Data shown ▸
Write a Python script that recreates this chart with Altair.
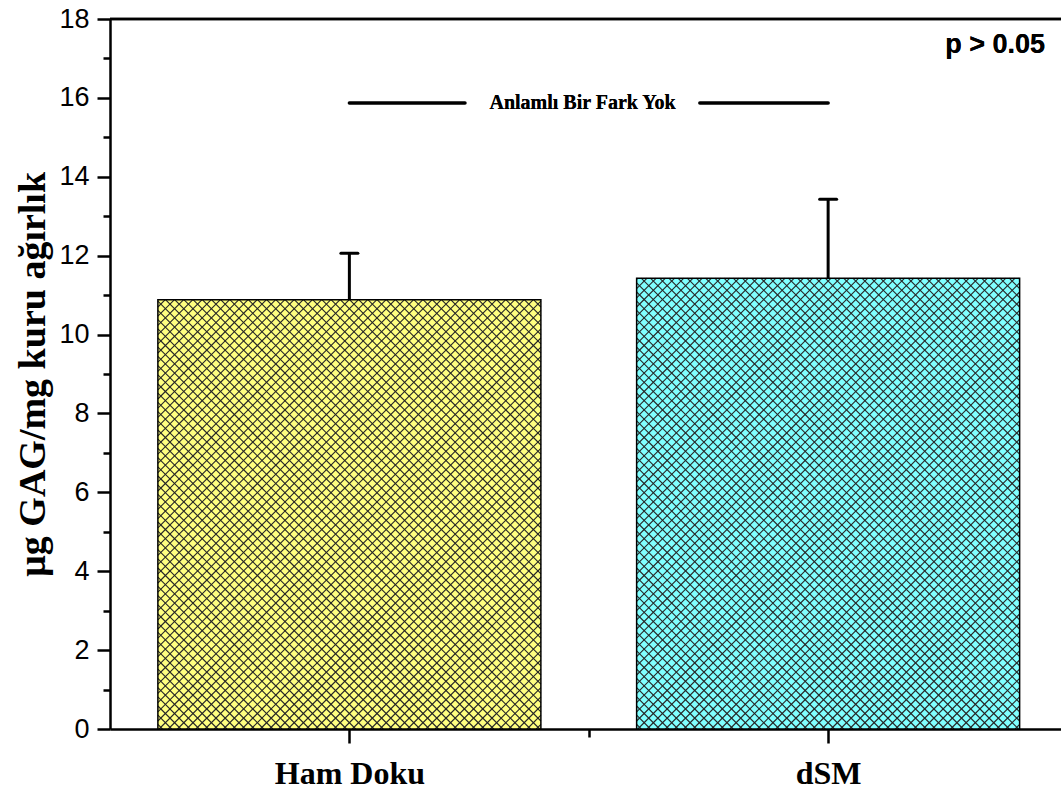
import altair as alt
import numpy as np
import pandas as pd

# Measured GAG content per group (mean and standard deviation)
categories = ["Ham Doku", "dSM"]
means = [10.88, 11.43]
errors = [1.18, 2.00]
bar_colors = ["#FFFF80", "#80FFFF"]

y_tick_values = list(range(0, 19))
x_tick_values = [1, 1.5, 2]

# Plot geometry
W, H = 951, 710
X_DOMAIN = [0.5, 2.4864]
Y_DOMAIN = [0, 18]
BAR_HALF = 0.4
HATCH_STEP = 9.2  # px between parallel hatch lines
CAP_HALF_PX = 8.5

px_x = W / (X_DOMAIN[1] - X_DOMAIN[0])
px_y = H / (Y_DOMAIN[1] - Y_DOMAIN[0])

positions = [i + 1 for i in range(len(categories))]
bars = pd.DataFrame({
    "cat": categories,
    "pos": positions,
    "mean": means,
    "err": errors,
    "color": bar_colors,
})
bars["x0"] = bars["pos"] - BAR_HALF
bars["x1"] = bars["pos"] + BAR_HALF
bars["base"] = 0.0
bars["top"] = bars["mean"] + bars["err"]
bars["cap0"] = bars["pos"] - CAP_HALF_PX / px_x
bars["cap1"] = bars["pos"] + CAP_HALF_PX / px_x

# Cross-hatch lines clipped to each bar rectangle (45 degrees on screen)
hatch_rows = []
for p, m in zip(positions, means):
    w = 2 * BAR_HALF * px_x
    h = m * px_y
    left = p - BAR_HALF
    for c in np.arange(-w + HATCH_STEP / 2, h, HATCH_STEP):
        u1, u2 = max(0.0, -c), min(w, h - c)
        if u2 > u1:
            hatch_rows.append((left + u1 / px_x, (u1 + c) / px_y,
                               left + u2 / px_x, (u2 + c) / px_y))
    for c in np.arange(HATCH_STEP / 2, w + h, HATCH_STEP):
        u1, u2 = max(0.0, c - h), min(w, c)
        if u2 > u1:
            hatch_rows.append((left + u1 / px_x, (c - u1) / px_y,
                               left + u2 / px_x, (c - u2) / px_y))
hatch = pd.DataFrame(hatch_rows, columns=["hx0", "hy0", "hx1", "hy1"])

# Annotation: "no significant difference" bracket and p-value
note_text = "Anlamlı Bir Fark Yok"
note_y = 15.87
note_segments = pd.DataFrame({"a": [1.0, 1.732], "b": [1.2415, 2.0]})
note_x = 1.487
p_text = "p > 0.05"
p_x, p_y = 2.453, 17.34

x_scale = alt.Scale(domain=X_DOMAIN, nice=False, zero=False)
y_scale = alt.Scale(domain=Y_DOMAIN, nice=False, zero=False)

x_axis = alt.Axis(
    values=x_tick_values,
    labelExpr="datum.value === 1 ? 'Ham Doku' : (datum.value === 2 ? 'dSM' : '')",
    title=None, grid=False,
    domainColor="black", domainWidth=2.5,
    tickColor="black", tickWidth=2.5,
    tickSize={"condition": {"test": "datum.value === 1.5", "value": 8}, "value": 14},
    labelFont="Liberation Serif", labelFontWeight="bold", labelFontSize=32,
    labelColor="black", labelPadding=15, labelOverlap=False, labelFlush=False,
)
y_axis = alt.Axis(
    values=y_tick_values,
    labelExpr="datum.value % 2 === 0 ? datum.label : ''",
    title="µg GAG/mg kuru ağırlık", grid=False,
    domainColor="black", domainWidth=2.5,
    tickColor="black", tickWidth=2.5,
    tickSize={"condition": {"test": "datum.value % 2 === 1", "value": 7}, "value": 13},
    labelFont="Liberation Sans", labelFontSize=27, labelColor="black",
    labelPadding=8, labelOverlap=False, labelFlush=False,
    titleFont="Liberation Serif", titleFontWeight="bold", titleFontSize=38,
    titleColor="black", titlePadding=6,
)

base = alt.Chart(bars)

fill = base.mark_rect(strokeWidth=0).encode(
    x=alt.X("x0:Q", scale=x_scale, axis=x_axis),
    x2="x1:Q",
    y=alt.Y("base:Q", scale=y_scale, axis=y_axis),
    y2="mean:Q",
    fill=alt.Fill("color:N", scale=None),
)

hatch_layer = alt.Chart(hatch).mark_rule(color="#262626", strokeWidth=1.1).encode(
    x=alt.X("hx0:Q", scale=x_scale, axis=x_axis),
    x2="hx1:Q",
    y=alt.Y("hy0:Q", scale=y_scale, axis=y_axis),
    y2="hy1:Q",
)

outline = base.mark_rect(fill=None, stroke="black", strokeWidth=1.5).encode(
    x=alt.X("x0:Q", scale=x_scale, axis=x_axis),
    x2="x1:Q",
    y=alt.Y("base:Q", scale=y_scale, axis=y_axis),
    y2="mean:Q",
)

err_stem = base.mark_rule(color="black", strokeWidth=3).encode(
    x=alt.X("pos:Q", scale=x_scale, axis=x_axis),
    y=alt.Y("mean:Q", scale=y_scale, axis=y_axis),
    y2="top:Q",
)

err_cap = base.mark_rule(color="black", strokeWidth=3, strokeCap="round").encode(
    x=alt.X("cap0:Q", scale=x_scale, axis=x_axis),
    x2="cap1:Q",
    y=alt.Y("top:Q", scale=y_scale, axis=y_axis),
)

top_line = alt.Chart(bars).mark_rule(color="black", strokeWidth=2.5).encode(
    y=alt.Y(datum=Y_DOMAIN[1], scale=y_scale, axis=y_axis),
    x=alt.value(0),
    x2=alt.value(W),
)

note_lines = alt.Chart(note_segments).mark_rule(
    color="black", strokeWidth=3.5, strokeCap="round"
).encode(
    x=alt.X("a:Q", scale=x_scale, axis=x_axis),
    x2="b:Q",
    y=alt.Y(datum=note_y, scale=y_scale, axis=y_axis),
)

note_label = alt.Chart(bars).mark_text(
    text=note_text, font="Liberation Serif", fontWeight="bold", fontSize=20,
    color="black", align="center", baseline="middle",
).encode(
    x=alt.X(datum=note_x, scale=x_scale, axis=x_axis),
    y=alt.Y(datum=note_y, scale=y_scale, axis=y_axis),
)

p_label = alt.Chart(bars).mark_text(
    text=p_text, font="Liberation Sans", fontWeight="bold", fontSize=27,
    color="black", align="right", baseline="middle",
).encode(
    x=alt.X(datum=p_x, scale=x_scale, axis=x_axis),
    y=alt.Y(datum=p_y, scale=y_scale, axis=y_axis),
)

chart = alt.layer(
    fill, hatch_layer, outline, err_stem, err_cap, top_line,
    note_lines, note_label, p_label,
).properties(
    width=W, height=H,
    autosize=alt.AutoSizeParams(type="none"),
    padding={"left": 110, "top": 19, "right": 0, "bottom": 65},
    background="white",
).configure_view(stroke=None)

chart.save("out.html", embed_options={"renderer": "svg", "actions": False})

Aim ▸ Every line of the data above should be quoted exactly. Omit the pictures.

Result ▸
Write a Python script that recreates this chart with Altair.
import altair as alt
import numpy as np
import pandas as pd

# Measured GAG content per group (mean and standard deviation)
categories = ["Ham Doku", "dSM"]
means = [10.88, 11.43]
errors = [1.18, 2.00]
bar_colors = ["#FFFF80", "#80FFFF"]

y_tick_values = list(range(0, 19))
x_tick_values = [1, 1.5, 2]

# Plot geometry
W, H = 951, 710
X_DOMAIN = [0.5, 2.4864]
Y_DOMAIN = [0, 18]
BAR_HALF = 0.4
HATCH_STEP = 9.2  # px between parallel hatch lines
CAP_HALF_PX = 8.5

px_x = W / (X_DOMAIN[1] - X_DOMAIN[0])
px_y = H / (Y_DOMAIN[1] - Y_DOMAIN[0])

positions = [i + 1 for i in range(len(categories))]
bars = pd.DataFrame({
    "cat": categories,
    "pos": positions,
    "mean": means,
    "err": errors,
    "color": bar_colors,
})
bars["x0"] = bars["pos"] - BAR_HALF
bars["x1"] = bars["pos"] + BAR_HALF
bars["base"] = 0.0
bars["top"] = bars["mean"] + bars["err"]
bars["cap0"] = bars["pos"] - CAP_HALF_PX / px_x
bars["cap1"] = bars["pos"] + CAP_HALF_PX / px_x

# Cross-hatch lines clipped to each bar rectangle (45 degrees on screen)
hatch_rows = []
for p, m in zip(positions, means):
    w = 2 * BAR_HALF * px_x
    h = m * px_y
    left = p - BAR_HALF
    for c in np.arange(-w + HATCH_STEP / 2, h, HATCH_STEP):
        u1, u2 = max(0.0, -c), min(w, h - c)
        if u2 > u1:
            hatch_rows.append((left + u1 / px_x, (u1 + c) / px_y,
                               left + u2 / px_x, (u2 + c) / px_y))
    for c in np.arange(HATCH_STEP / 2, w + h, HATCH_STEP):
        u1, u2 = max(0.0, c - h), min(w, c)
        if u2 > u1:
            hatch_rows.append((left + u1 / px_x, (c - u1) / px_y,
                               left + u2 / px_x, (c - u2) / px_y))
hatch = pd.DataFrame(hatch_rows, columns=["hx0", "hy0", "hx1", "hy1"])

# Annotation: "no significant difference" bracket and p-value
note_text = "Anlamlı Bir Fark Yok"
note_y = 15.87
note_segments = pd.DataFrame({"a": [1.0, 1.732], "b": [1.2415, 2.0]})
note_x = 1.487
p_text = "p > 0.05"
p_x, p_y = 2.453, 17.34

x_scale = alt.Scale(domain=X_DOMAIN, nice=False, zero=False)
y_scale = alt.Scale(domain=Y_DOMAIN, nice=False, zero=False)

x_axis = alt.Axis(
    values=x_tick_values,
    labelExpr="datum.value === 1 ? 'Ham Doku' : (datum.value === 2 ? 'dSM' : '')",
    title=None, grid=False,
    domainColor="black", domainWidth=2.5,
    tickColor="black", tickWidth=2.5,
    tickSize={"condition": {"test": "datum.value === 1.5", "value": 8}, "value": 14},
    labelFont="Liberation Serif", labelFontWeight="bold", labelFontSize=32,
    labelColor="black", labelPadding=15, labelOverlap=False, labelFlush=False,
)
y_axis = alt.Axis(
    values=y_tick_values,
    labelExpr="datum.value % 2 === 0 ? datum.label : ''",
    title="µg GAG/mg kuru ağırlık", grid=False,
    domainColor="black", domainWidth=2.5,
    tickColor="black", tickWidth=2.5,
    tickSize={"condition": {"test": "datum.value % 2 === 1", "value": 7}, "value": 13},
    labelFont="Liberation Sans", labelFontSize=27, labelColor="black",
    labelPadding=8, labelOverlap=False, labelFlush=False,
    titleFont="Liberation Serif", titleFontWeight="bold", titleFontSize=38,
    titleColor="black", titlePadding=6,
)

base = alt.Chart(bars)

fill = base.mark_rect(strokeWidth=0).encode(
    x=alt.X("x0:Q", scale=x_scale, axis=x_axis),
    x2="x1:Q",
    y=alt.Y("base:Q", scale=y_scale, axis=y_axis),
    y2="mean:Q",
    fill=alt.Fill("color:N", scale=None),
)

hatch_layer = alt.Chart(hatch).mark_rule(color="#262626", strokeWidth=1.1).encode(
    x=alt.X("hx0:Q", scale=x_scale, axis=x_axis),
    x2="hx1:Q",
    y=alt.Y("hy0:Q", scale=y_scale, axis=y_axis),
    y2="hy1:Q",
)

outline = base.mark_rect(fill=None, stroke="black", strokeWidth=1.5).encode(
    x=alt.X("x0:Q", scale=x_scale, axis=x_axis),
    x2="x1:Q",
    y=alt.Y("base:Q", scale=y_scale, axis=y_axis),
    y2="mean:Q",
)

err_stem = base.mark_rule(color="black", strokeWidth=3).encode(
    x=alt.X("pos:Q", scale=x_scale, axis=x_axis),
    y=alt.Y("mean:Q", scale=y_scale, axis=y_axis),
    y2="top:Q",
)

err_cap = base.mark_rule(color="black", strokeWidth=3, strokeCap="round").encode(
    x=alt.X("cap0:Q", scale=x_scale, axis=x_axis),
    x2="cap1:Q",
    y=alt.Y("top:Q", scale=y_scale, axis=y_axis),
)

top_line = alt.Chart(bars).mark_rule(color="black", strokeWidth=2.5).encode(
    y=alt.Y(datum=Y_DOMAIN[1], scale=y_scale, axis=y_axis),
    x=alt.value(0),
    x2=alt.value(W),
)

note_lines = alt.Chart(note_segments).mark_rule(
    color="black", strokeWidth=3.5, strokeCap="round"
).encode(
    x=alt.X("a:Q", scale=x_scale, axis=x_axis),
    x2="b:Q",
    y=alt.Y(datum=note_y, scale=y_scale, axis=y_axis),
)

note_label = alt.Chart(bars).mark_text(
    text=note_text, font="Liberation Serif", fontWeight="bold", fontSize=20,
    color="black", align="center", baseline="middle",
).encode(
    x=alt.X(datum=note_x, scale=x_scale, axis=x_axis),
    y=alt.Y(datum=note_y, scale=y_scale, axis=y_axis),
)

p_label = alt.Chart(bars).mark_text(
    text=p_text, font="Liberation Sans", fontWeight="bold", fontSize=27,
    color="black", align="right", baseline="middle",
).encode(
    x=alt.X(datum=p_x, scale=x_scale, axis=x_axis),
    y=alt.Y(datum=p_y, scale=y_scale, axis=y_axis),
)

chart = alt.layer(
    fill, hatch_layer, outline, err_stem, err_cap, top_line,
    note_lines, note_label, p_label,
).properties(
    width=W, height=H,
    autosize=alt.AutoSizeParams(type="none"),
    padding={"left": 110, "top": 19, "right": 0, "bottom": 65},
    background="white",
).configure_view(stroke=None)

chart.save("out.html", embed_options={"renderer": "svg", "actions": False})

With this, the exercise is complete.